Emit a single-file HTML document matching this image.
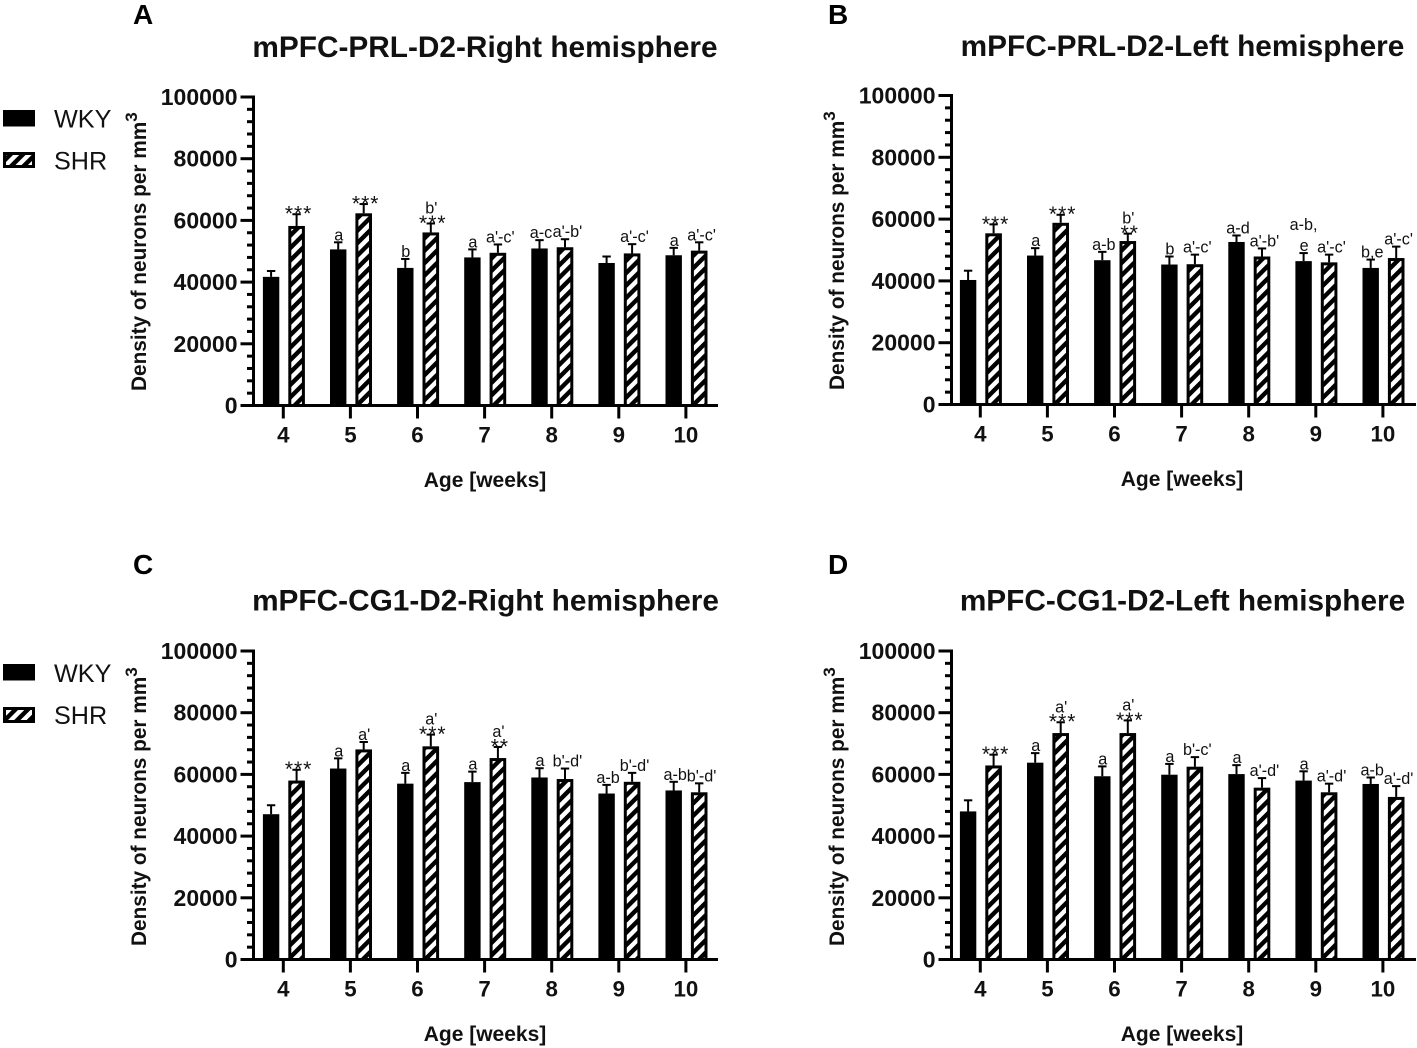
<!DOCTYPE html>
<html lang="en">
<head>
<meta charset="utf-8">
<title>Density of neurons per mm3 by age</title>
<style>
html,body{margin:0;padding:0;background:#fff;}
svg{display:block;font-family:"Liberation Sans",Arial,sans-serif;}
.title{font-weight:700;font-size:29.8px;text-anchor:middle;fill:#111;}
.letter{font-weight:700;font-size:28px;fill:#000;}
.legend{font-size:25.2px;fill:#111;}
.ylab{font-weight:700;font-size:20.8px;fill:#111;}
.xlab{font-weight:700;font-size:21px;text-anchor:middle;fill:#111;}
.tick-y{font-weight:700;font-size:23px;fill:#111;}
.tick-x{font-weight:700;font-size:22.3px;fill:#111;}
.note{font-size:16.2px;text-anchor:middle;fill:#111;}
.stars{font-size:21px;letter-spacing:1px;text-anchor:middle;fill:#111;}
</style>
</head>
<body>
<svg id="figure" xmlns="http://www.w3.org/2000/svg" width="1417" height="1048" viewBox="0 0 1417 1048">
<defs>
<pattern id="hatch" patternUnits="userSpaceOnUse" width="8.8" height="8.8" patternTransform="rotate(45)"><rect width="8.8" height="8.8" fill="#fff"/><rect width="4.4" height="8.8" fill="#000"/></pattern>
</defs>
<rect width="1417" height="1048" fill="#fff"/>

<g>
<text class="letter" x="133" y="24">A</text>
<text class="title" x="485" y="57">mPFC-PRL-D2-Right hemisphere</text>
</g>
<g>
<text class="letter" x="828" y="24">B</text>
<text class="title" x="1182.5" y="56">mPFC-PRL-D2-Left hemisphere</text>
</g>
<g>
<text class="letter" x="133" y="574">C</text>
<text class="title" x="485.5" y="610.5">mPFC-CG1-D2-Right hemisphere</text>
</g>
<g>
<text class="letter" x="828" y="574">D</text>
<text class="title" x="1182.5" y="610.5">mPFC-CG1-D2-Left hemisphere</text>
</g>

<g>
<g><rect x="3" y="110" width="32" height="16.5" fill="#000"/><text class="legend" x="54" y="127.5">WKY</text></g>
<g><rect x="4.5" y="153.5" width="29" height="13" fill="url(#hatch)" stroke="#000" stroke-width="3"/><text class="legend" x="54" y="169.5">SHR</text></g>
</g>
<g>
<g><rect x="3" y="664" width="32" height="16.5" fill="#000"/><text class="legend" x="54" y="682">WKY</text></g>
<g><rect x="4.5" y="708.5" width="29" height="13" fill="url(#hatch)" stroke="#000" stroke-width="3"/><text class="legend" x="54" y="724">SHR</text></g>
</g>

<text class="ylab" transform="translate(146,391) rotate(-90)">Density of neurons per mm<tspan font-size="17" dy="-9">3</tspan></text>
<text class="ylab" transform="translate(844,390) rotate(-90)">Density of neurons per mm<tspan font-size="17" dy="-9">3</tspan></text>
<text class="ylab" transform="translate(146,946) rotate(-90)">Density of neurons per mm<tspan font-size="17" dy="-9">3</tspan></text>
<text class="ylab" transform="translate(844,946) rotate(-90)">Density of neurons per mm<tspan font-size="17" dy="-9">3</tspan></text>

<text class="xlab" x="485" y="487">Age [weeks]</text>
<text class="xlab" x="1182" y="486">Age [weeks]</text>
<text class="xlab" x="485" y="1041">Age [weeks]</text>
<text class="xlab" x="1182" y="1041">Age [weeks]</text>
</svg>

<script>
const categories = ["4", "5", "6", "7", "8", "9", "10"];
const yTickLabels = [0, 20000, 40000, 60000, 80000, 100000];

const aWky = [41700, 50600, 44600, 48000, 50900, 46200, 48700];
const aWkyErr = [1900, 2300, 2900, 2600, 2700, 2100, 2400];
const aShr = [58200, 62300, 56100, 49500, 51300, 49300, 50200];
const aShrErr = [3800, 3000, 2900, 2700, 2600, 3000, 2700];
const aWkyNotes = [[], ["a"], ["b"], ["a"], ["a-c"], [], ["a"]];
const aShrNotes = [["***"], ["***"], ["b'", "***"], ["a'-c'"], ["a'-b'"], ["a'-c'"], ["a'-c'"]];

const bWky = [40300, 48200, 46700, 45300, 52600, 46400, 44200];
const bWkyErr = [3000, 2400, 2700, 2600, 2100, 2600, 2700];
const bShr = [55400, 58800, 52900, 45400, 47900, 46000, 47400];
const bShrErr = [2900, 2600, 2400, 3100, 2600, 2500, 3700];
const bWkyNotes = [[], ["a"], ["a-b"], ["b"], ["a-d"], ["a-b,", "e"], ["b,e"]];
const bShrNotes = [["***"], ["***"], ["b'", "**"], ["a'-c'"], ["a'-b'"], ["a'-c'"], ["a'-c'"]];

const cWky = [47100, 61900, 57000, 57500, 59000, 53800, 54800];
const cWkyErr = [2900, 3300, 3500, 3400, 3000, 2800, 2800];
const cShr = [58000, 68100, 69100, 65300, 58500, 57600, 54200];
const cShrErr = [3500, 2400, 3800, 3600, 3400, 2900, 2900];
const cWkyNotes = [[], ["a"], ["a"], ["a"], ["a"], ["a-b"], ["a-b"]];
const cShrNotes = [["***"], ["a'"], ["a'", "***"], ["a'", "**"], ["b'-d'"], ["b'-d'"], ["b'-d'"]];

const dWky = [48000, 63800, 59400, 59900, 60100, 58000, 56900];
const dWkyErr = [3600, 3100, 3200, 3500, 2900, 3000, 2100];
const dShr = [62900, 73400, 73400, 62500, 55700, 54200, 52700];
const dShrErr = [3500, 3500, 4100, 3100, 3100, 2800, 3500];
const dWkyNotes = [[], ["a"], ["a"], ["a"], ["a"], ["a"], ["a-b"]];
const dShrNotes = [["***"], ["a'", "***"], ["a'", "***"], ["b'-c'"], ["a'-d'"], ["a'-d'"], ["a'-d'"]];

const panels = [
  {id: "a", wky: aWky, wkyErr: aWkyErr, shr: aShr, shrErr: aShrErr, wkyNotes: aWkyNotes, shrNotes: aShrNotes, axisX: 253.5, y0: 405.5, yTop: 97, firstTick: 283.3},
  {id: "b", wky: bWky, wkyErr: bWkyErr, shr: bShr, shrErr: bShrErr, wkyNotes: bWkyNotes, shrNotes: bShrNotes, axisX: 951.5, y0: 404.5, yTop: 95.5, firstTick: 980.3},
  {id: "c", wky: cWky, wkyErr: cWkyErr, shr: cShr, shrErr: cShrErr, wkyNotes: cWkyNotes, shrNotes: cShrNotes, axisX: 253.5, y0: 959.5, yTop: 651, firstTick: 283.3},
  {id: "d", wky: dWky, wkyErr: dWkyErr, shr: dShr, shrErr: dShrErr, wkyNotes: dWkyNotes, shrNotes: dShrNotes, axisX: 951.5, y0: 959.5, yTop: 651, firstTick: 980.3}
];

const SVG_NS = "http://www.w3.org/2000/svg";
const figure = document.getElementById("figure");
const TICK_STEP = 67.1;
const Y_MAX = 100000;

function make(parent, tag, attrs, text) {
  const el = document.createElementNS(SVG_NS, tag);
  for (const key in attrs) el.setAttribute(key, attrs[key]);
  if (text !== undefined) el.textContent = text;
  parent.appendChild(el);
  return el;
}

function noteShift(note, hatched) {
  if (note.charAt(0) === "*") return hatched ? 2 : 0;
  if (note.length > 3) return hatched ? 2.4 : 0;
  if (note.length === 3) return 1.5;
  return 0.5;
}

function drawSeries(group, panel, yScale, xCenter, values, errors, notes, hatched, seriesName) {
  values.forEach(function (value, i) {
    const cx = xCenter(i);
    const top = yScale(value);
    const errTop = yScale(value + errors[i]);

    const stem = make(group, "line", {x1: cx, x2: cx, y1: top, y2: errTop, stroke: "#000", "stroke-width": 2});
    
    
    const cap = make(group, "line", {x1: cx - 4.2, x2: cx + 4.2, y1: errTop, y2: errTop, stroke: "#000", "stroke-width": 2});
    
    

    const bar = hatched
      ? make(group, "rect", {x: cx - 6.8, y: top + 1.5, width: 13.6, height: Math.max(0, panel.y0 - top - 1.5), fill: "url(#hatch)", stroke: "#000", "stroke-width": 3})
      : make(group, "rect", {x: cx - 8.2, y: top, width: 16.4, height: Math.max(0, panel.y0 - top), fill: "#000"});
    
    

    let baseline = errTop - 2;
    const stack = notes[i].slice().reverse();
    stack.forEach(function (note) {
      const isStars = note.charAt(0) === "*";
      const label = make(group, "text", {
        class: isStars ? "stars" : "note",
        x: cx + noteShift(note, hatched),
        y: isStars ? baseline + 8.4 : baseline
      }, note);
      
      
      baseline -= isStars ? 8 : (note === "e" ? 21 : 15);
    });
  });
}

panels.forEach(function (panel) {
  const group = make(figure, "g", {});
  
  

  const yScale = function (v) { return panel.y0 - (v / Y_MAX) * (panel.y0 - panel.yTop); };
  const xTick = function (i) { return panel.firstTick + i * TICK_STEP; };

  drawSeries(group, panel, yScale, function (i) { return xTick(i) - 12.2; }, panel.wky, panel.wkyErr, panel.wkyNotes, false, 'wky');
  drawSeries(group, panel, yScale, function (i) { return xTick(i) + 13.3; }, panel.shr, panel.shrErr, panel.shrNotes, true, 'shr');

  const yAxis = make(group, "line", {x1: panel.axisX, x2: panel.axisX, y1: panel.yTop - 1.5, y2: panel.y0 + 1.5, stroke: "#000", "stroke-width": 3});
  
  
  const xAxis = make(group, "line", {x1: panel.axisX - 13, x2: panel.axisX + 464.5, y1: panel.y0, y2: panel.y0, stroke: "#000", "stroke-width": 3});
  
  

  yTickLabels.forEach(function (v, i) {
    const y = yScale(v);
    const major = make(group, "line", {x1: panel.axisX - 13, x2: panel.axisX, y1: y, y2: y, stroke: "#000", "stroke-width": 3});
    
    
    const label = make(group, "text", {class: "tick-y", x: panel.axisX - 16, y: y + 8, "text-anchor": "end"}, String(v));
    
    
    if (i < yTickLabels.length - 1) {
      const next = yTickLabels[i + 1];
      for (let k = 1; k < 5; k++) {
        const my = yScale(v + (next - v) * k / 5);
        const minor = make(group, "line", {x1: panel.axisX - 6.5, x2: panel.axisX, y1: my, y2: my, stroke: "#000", "stroke-width": 3});
        
        
      }
    }
  });

  categories.forEach(function (cat, i) {
    const x = xTick(i);
    const tick = make(group, "line", {x1: x, x2: x, y1: panel.y0, y2: panel.y0 + 13, stroke: "#000", "stroke-width": 3});
    
    
    const label = make(group, "text", {class: "tick-x", x: x, y: panel.y0 + 37, "text-anchor": "middle"}, cat);
    
    
  });
});
</script>
</body>
</html>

──────────

Filter out all lines lacking the word "document" and copy the rest.

**Task answer:**
Emit a single-file HTML document matching this image.
const figure = document.getElementById("figure");
  const el = document.createElementNS(SVG_NS, tag);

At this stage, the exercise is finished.